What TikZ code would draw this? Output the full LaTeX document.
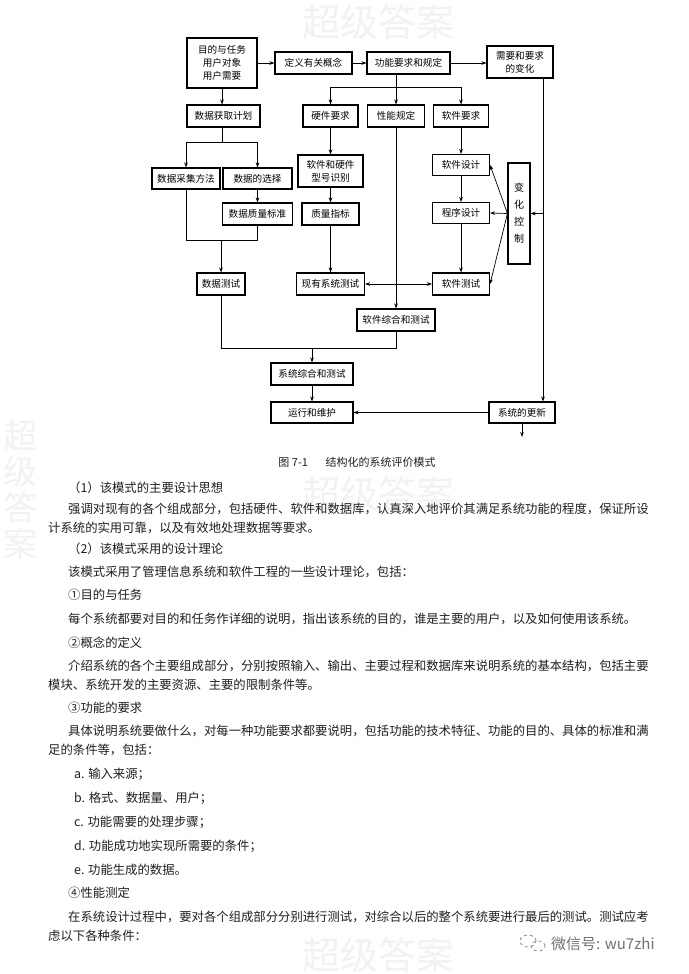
\documentclass[tikz,border=0pt]{standalone}
\usepackage{fontspec}
\setmainfont{Noto Sans CJK SC}
\usetikzlibrary{arrows.meta,calc}
\begin{document}
\begin{tikzpicture}[x=1pt,y=-1pt,
  box/.style={draw,line width=1.1pt,minimum height=22pt,inner sep=1pt,
    font=\fontsize{9.6}{13}\selectfont,align=center},
  conn/.style={line width=0.7pt},
  arr/.style={conn,-{Stealth[length=5pt,width=3.6pt]}},
  darr/.style={conn,{Stealth[length=5pt,width=3.6pt]}-{Stealth[length=5pt,width=3.6pt]}},
  body/.style={anchor=west,inner sep=0pt,text=black!88,font=\fontsize{12.35}{15}\selectfont},
  wm/.style={text=black!5,font=\fontsize{38}{40}\selectfont,inner sep=0pt},
  wmv/.style={text=black!5,font=\fontsize{34}{36}\selectfont,inner sep=0pt,align=center}
]
\useasboundingbox[fill=white] (0,0) rectangle (688,974);
% watermarks
\node[wm] (wm1) at (378,22) {超级答案};
\node[wm] (wm2) at (378,494) {超级答案};
\node[wm] (wm3) at (378,955) {超级答案};
\node[wmv] (wm4) at (20,490) {超\\级\\答\\案};
% diagram boxes
\node[box,minimum width=70pt,minimum height=50pt] (goal) at (222,63) {目的与任务\\用户对象\\用户需要};
\node[box,minimum width=77pt] (def) at (313.5,63) {定义有关概念};
\node[box,minimum width=83pt] (func) at (408.5,63) {功能要求和规定};
\node[box,minimum width=66pt,minimum height=32pt] (change) at (520,62) {需要和要求\\的变化};
\node[box,minimum width=73pt] (plan) at (223.5,116) {数据获取计划};
\node[box,minimum width=55pt] (hw) at (330.5,116) {硬件要求};
\node[box,minimum width=57pt] (perf) at (396,116) {性能规定};
\node[box,minimum width=55pt] (swreq) at (461,116) {软件要求};
\node[box,minimum width=68pt,minimum height=21pt] (collect) at (186,178.5) {数据采集方法};
\node[box,minimum width=69pt,minimum height=21pt] (select) at (257.5,178.5) {数据的选择};
\node[box,minimum width=70pt] (qstd) at (257.5,214) {数据质量标准};
\node[box,minimum width=48pt] (tdata) at (221,284) {数据测试};
\node[box,minimum width=65pt,minimum height=32pt] (model) at (330.5,171) {软件和硬件\\型号识别};
\node[box,minimum width=57pt] (qidx) at (330.5,214) {质量指标};
\node[box,minimum width=68pt] (exist) at (330.5,284) {现有系统测试};
\node[box,minimum width=57pt,minimum height=21pt] (swdes) at (461,165) {软件设计};
\node[box,minimum width=57pt,minimum height=21pt] (prog) at (461,213) {程序设计};
\node[box,minimum width=57pt] (swtest) at (461,284) {软件测试};
\node[box,minimum width=22pt,minimum height=101pt,font=\fontsize{10}{17}\selectfont] (ctrl) at (519,213.5) {变\\化\\控\\制};
\node[box,minimum width=78pt] (swint) at (396,320) {软件综合和测试};
\node[box,minimum width=82pt] (sysint) at (312,374) {系统综合和测试};
\node[box,minimum width=82pt,minimum height=21pt] (run) at (312,412.5) {运行和维护};
\node[box,minimum width=66pt,minimum height=21pt] (upd) at (522,412.5) {系统的更新};
% helper coordinates
\coordinate (jl) at (330.5,87);
\coordinate (jr) at (461,87);
\coordinate (pl) at (186,142);
\coordinate (pr) at (257.5,142);
\coordinate (ql) at (186,240);
\coordinate (qr) at (257.5,240);
\coordinate (tl) at (221,348);
\coordinate (tr) at (396,348);
\coordinate (rx) at (543,0);
\coordinate (out) at (522,437);
% connectors
\draw[arr] (goal) -- (def);
\draw[arr] (def) -- (func);
\draw[arr] (func.east) -- (func.east -| change.west);
\draw[arr] (goal.south) -- (goal.south |- plan.north);
\draw[arr] (func.south -| perf) -- (perf.north);
\draw[conn] (jl) -- (jr);
\draw[arr] (jl) -- (hw.north);
\draw[arr] (jr) -- (swreq.north);
\draw[conn] (plan.south -| goal) -- (pl -| goal);
\draw[conn] (pl) -- (pr);
\draw[arr] (pl) -- (collect.north);
\draw[arr] (pr) -- (select.north);
\draw[arr] (select) -- (qstd);
\draw[conn] (collect.south) -- (ql) -- (qr) -- (qstd.south);
\draw[arr] (ql -| tdata) -- (tdata.north);
\draw[arr] (hw) -- (model);
\draw[arr] (model) -- (qidx);
\draw[arr] (qidx) -- (exist);
\draw[arr] (swreq) -- (swdes);
\draw[arr] (swdes) -- (prog);
\draw[arr] (prog) -- (swtest);
\draw[arr] (ctrl.west) -- (swdes.east);
\draw[arr] (ctrl.west) -- (prog.east);
\draw[arr] (ctrl.west) -- (swtest.east);
\draw[arr] (perf) -- (swint);
\draw[darr] (exist) -- (swtest);
\draw[conn] (tdata.south) -- (tl) -- (tr) -- (swint.south);
\draw[arr] (tl -| sysint) -- (sysint.north);
\draw[arr] (sysint) -- (run);
\draw[arr] (upd) -- (run);
\draw[arr] (change.south -| rx) -- (upd.north -| rx);
\draw[arr] (rx |- ctrl) -- (ctrl.east);
\draw[arr] (upd.south) -- (out);
% caption
\node[font=\fontsize{11}{13}\selectfont,text=black!88] (cap) at (357,462) {图 7-1\hspace{1.6em}结构化的系统评价模式};
% body text
\node[body] (t1) at (68,488) {（1）该模式的主要设计思想};
\node[body] (t2) at (68,509) {强调对现有的各个组成部分，包括硬件、软件和数据库，认真深入地评价其满足系统功能的程度，保证所设};
\node[body] (t3) at (48,528) {计系统的实用可靠，以及有效地处理数据等要求。};
\node[body] (t4) at (68,549) {（2）该模式采用的设计理论};
\node[body] (t5) at (68,572) {该模式采用了管理信息系统和软件工程的一些设计理论，包括：};
\node[body] (t6) at (68,595) {①目的与任务};
\node[body] (t7) at (68,619) {每个系统都要对目的和任务作详细的说明，指出该系统的目的，谁是主要的用户，以及如何使用该系统。};
\node[body] (t8) at (68,643) {②概念的定义};
\node[body] (t9) at (68,666) {介绍系统的各个主要组成部分，分别按照输入、输出、主要过程和数据库来说明系统的基本结构，包括主要};
\node[body] (t10) at (48,685) {模块、系统开发的主要资源、主要的限制条件等。};
\node[body] (t11) at (68,708) {③功能的要求};
\node[body] (t12) at (68,731) {具体说明系统要做什么，对每一种功能要求都要说明，包括功能的技术特征、功能的目的、具体的标准和满};
\node[body] (t13) at (48,750) {足的条件等，包括：};
\node[body] (t14) at (74,774) {a. 输入来源；};
\node[body] (t15) at (74,798) {b. 格式、数据量、用户；};
\node[body] (t16) at (74,822) {c. 功能需要的处理步骤；};
\node[body] (t17) at (74,846) {d. 功能成功地实现所需要的条件；};
\node[body] (t18) at (74,870) {e. 功能生成的数据。};
\node[body] (t19) at (68,893) {④性能测定};
\node[body] (t20) at (68,917) {在系统设计过程中，要对各个组成部分分别进行测试，对综合以后的整个系统要进行最后的测试。测试应考};
\node[body] (t21) at (48,936) {虑以下各种条件：};
% wechat mark
\draw[black!45,line width=0.8pt,dashed] (528,941) ellipse [x radius=8pt,y radius=6pt];
\draw[black!45,line width=0.8pt,dashed] (538,946) ellipse [x radius=7pt,y radius=5pt];
\node[anchor=west,inner sep=0pt,text=black!55,font=\fontsize{15}{17}\selectfont] (wx) at (551,944) {微信号: wu7zhi};
\end{tikzpicture}
\end{document}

--------------------

# Exercise instructions
Quote in full the listing given above; the images are to be left out.

# Exercise response
What TikZ code would draw this? Output the full LaTeX document.
\documentclass[tikz,border=0pt]{standalone}
\usepackage{fontspec}
\setmainfont{Noto Sans CJK SC}
\usetikzlibrary{arrows.meta,calc}
\begin{document}
\begin{tikzpicture}[x=1pt,y=-1pt,
  box/.style={draw,line width=1.1pt,minimum height=22pt,inner sep=1pt,
    font=\fontsize{9.6}{13}\selectfont,align=center},
  conn/.style={line width=0.7pt},
  arr/.style={conn,-{Stealth[length=5pt,width=3.6pt]}},
  darr/.style={conn,{Stealth[length=5pt,width=3.6pt]}-{Stealth[length=5pt,width=3.6pt]}},
  body/.style={anchor=west,inner sep=0pt,text=black!88,font=\fontsize{12.35}{15}\selectfont},
  wm/.style={text=black!5,font=\fontsize{38}{40}\selectfont,inner sep=0pt},
  wmv/.style={text=black!5,font=\fontsize{34}{36}\selectfont,inner sep=0pt,align=center}
]
\useasboundingbox[fill=white] (0,0) rectangle (688,974);
% watermarks
\node[wm] (wm1) at (378,22) {超级答案};
\node[wm] (wm2) at (378,494) {超级答案};
\node[wm] (wm3) at (378,955) {超级答案};
\node[wmv] (wm4) at (20,490) {超\\级\\答\\案};
% diagram boxes
\node[box,minimum width=70pt,minimum height=50pt] (goal) at (222,63) {目的与任务\\用户对象\\用户需要};
\node[box,minimum width=77pt] (def) at (313.5,63) {定义有关概念};
\node[box,minimum width=83pt] (func) at (408.5,63) {功能要求和规定};
\node[box,minimum width=66pt,minimum height=32pt] (change) at (520,62) {需要和要求\\的变化};
\node[box,minimum width=73pt] (plan) at (223.5,116) {数据获取计划};
\node[box,minimum width=55pt] (hw) at (330.5,116) {硬件要求};
\node[box,minimum width=57pt] (perf) at (396,116) {性能规定};
\node[box,minimum width=55pt] (swreq) at (461,116) {软件要求};
\node[box,minimum width=68pt,minimum height=21pt] (collect) at (186,178.5) {数据采集方法};
\node[box,minimum width=69pt,minimum height=21pt] (select) at (257.5,178.5) {数据的选择};
\node[box,minimum width=70pt] (qstd) at (257.5,214) {数据质量标准};
\node[box,minimum width=48pt] (tdata) at (221,284) {数据测试};
\node[box,minimum width=65pt,minimum height=32pt] (model) at (330.5,171) {软件和硬件\\型号识别};
\node[box,minimum width=57pt] (qidx) at (330.5,214) {质量指标};
\node[box,minimum width=68pt] (exist) at (330.5,284) {现有系统测试};
\node[box,minimum width=57pt,minimum height=21pt] (swdes) at (461,165) {软件设计};
\node[box,minimum width=57pt,minimum height=21pt] (prog) at (461,213) {程序设计};
\node[box,minimum width=57pt] (swtest) at (461,284) {软件测试};
\node[box,minimum width=22pt,minimum height=101pt,font=\fontsize{10}{17}\selectfont] (ctrl) at (519,213.5) {变\\化\\控\\制};
\node[box,minimum width=78pt] (swint) at (396,320) {软件综合和测试};
\node[box,minimum width=82pt] (sysint) at (312,374) {系统综合和测试};
\node[box,minimum width=82pt,minimum height=21pt] (run) at (312,412.5) {运行和维护};
\node[box,minimum width=66pt,minimum height=21pt] (upd) at (522,412.5) {系统的更新};
% helper coordinates
\coordinate (jl) at (330.5,87);
\coordinate (jr) at (461,87);
\coordinate (pl) at (186,142);
\coordinate (pr) at (257.5,142);
\coordinate (ql) at (186,240);
\coordinate (qr) at (257.5,240);
\coordinate (tl) at (221,348);
\coordinate (tr) at (396,348);
\coordinate (rx) at (543,0);
\coordinate (out) at (522,437);
% connectors
\draw[arr] (goal) -- (def);
\draw[arr] (def) -- (func);
\draw[arr] (func.east) -- (func.east -| change.west);
\draw[arr] (goal.south) -- (goal.south |- plan.north);
\draw[arr] (func.south -| perf) -- (perf.north);
\draw[conn] (jl) -- (jr);
\draw[arr] (jl) -- (hw.north);
\draw[arr] (jr) -- (swreq.north);
\draw[conn] (plan.south -| goal) -- (pl -| goal);
\draw[conn] (pl) -- (pr);
\draw[arr] (pl) -- (collect.north);
\draw[arr] (pr) -- (select.north);
\draw[arr] (select) -- (qstd);
\draw[conn] (collect.south) -- (ql) -- (qr) -- (qstd.south);
\draw[arr] (ql -| tdata) -- (tdata.north);
\draw[arr] (hw) -- (model);
\draw[arr] (model) -- (qidx);
\draw[arr] (qidx) -- (exist);
\draw[arr] (swreq) -- (swdes);
\draw[arr] (swdes) -- (prog);
\draw[arr] (prog) -- (swtest);
\draw[arr] (ctrl.west) -- (swdes.east);
\draw[arr] (ctrl.west) -- (prog.east);
\draw[arr] (ctrl.west) -- (swtest.east);
\draw[arr] (perf) -- (swint);
\draw[darr] (exist) -- (swtest);
\draw[conn] (tdata.south) -- (tl) -- (tr) -- (swint.south);
\draw[arr] (tl -| sysint) -- (sysint.north);
\draw[arr] (sysint) -- (run);
\draw[arr] (upd) -- (run);
\draw[arr] (change.south -| rx) -- (upd.north -| rx);
\draw[arr] (rx |- ctrl) -- (ctrl.east);
\draw[arr] (upd.south) -- (out);
% caption
\node[font=\fontsize{11}{13}\selectfont,text=black!88] (cap) at (357,462) {图 7-1\hspace{1.6em}结构化的系统评价模式};
% body text
\node[body] (t1) at (68,488) {（1）该模式的主要设计思想};
\node[body] (t2) at (68,509) {强调对现有的各个组成部分，包括硬件、软件和数据库，认真深入地评价其满足系统功能的程度，保证所设};
\node[body] (t3) at (48,528) {计系统的实用可靠，以及有效地处理数据等要求。};
\node[body] (t4) at (68,549) {（2）该模式采用的设计理论};
\node[body] (t5) at (68,572) {该模式采用了管理信息系统和软件工程的一些设计理论，包括：};
\node[body] (t6) at (68,595) {①目的与任务};
\node[body] (t7) at (68,619) {每个系统都要对目的和任务作详细的说明，指出该系统的目的，谁是主要的用户，以及如何使用该系统。};
\node[body] (t8) at (68,643) {②概念的定义};
\node[body] (t9) at (68,666) {介绍系统的各个主要组成部分，分别按照输入、输出、主要过程和数据库来说明系统的基本结构，包括主要};
\node[body] (t10) at (48,685) {模块、系统开发的主要资源、主要的限制条件等。};
\node[body] (t11) at (68,708) {③功能的要求};
\node[body] (t12) at (68,731) {具体说明系统要做什么，对每一种功能要求都要说明，包括功能的技术特征、功能的目的、具体的标准和满};
\node[body] (t13) at (48,750) {足的条件等，包括：};
\node[body] (t14) at (74,774) {a. 输入来源；};
\node[body] (t15) at (74,798) {b. 格式、数据量、用户；};
\node[body] (t16) at (74,822) {c. 功能需要的处理步骤；};
\node[body] (t17) at (74,846) {d. 功能成功地实现所需要的条件；};
\node[body] (t18) at (74,870) {e. 功能生成的数据。};
\node[body] (t19) at (68,893) {④性能测定};
\node[body] (t20) at (68,917) {在系统设计过程中，要对各个组成部分分别进行测试，对综合以后的整个系统要进行最后的测试。测试应考};
\node[body] (t21) at (48,936) {虑以下各种条件：};
% wechat mark
\draw[black!45,line width=0.8pt,dashed] (528,941) ellipse [x radius=8pt,y radius=6pt];
\draw[black!45,line width=0.8pt,dashed] (538,946) ellipse [x radius=7pt,y radius=5pt];
\node[anchor=west,inner sep=0pt,text=black!55,font=\fontsize{15}{17}\selectfont] (wx) at (551,944) {微信号: wu7zhi};
\end{tikzpicture}
\end{document}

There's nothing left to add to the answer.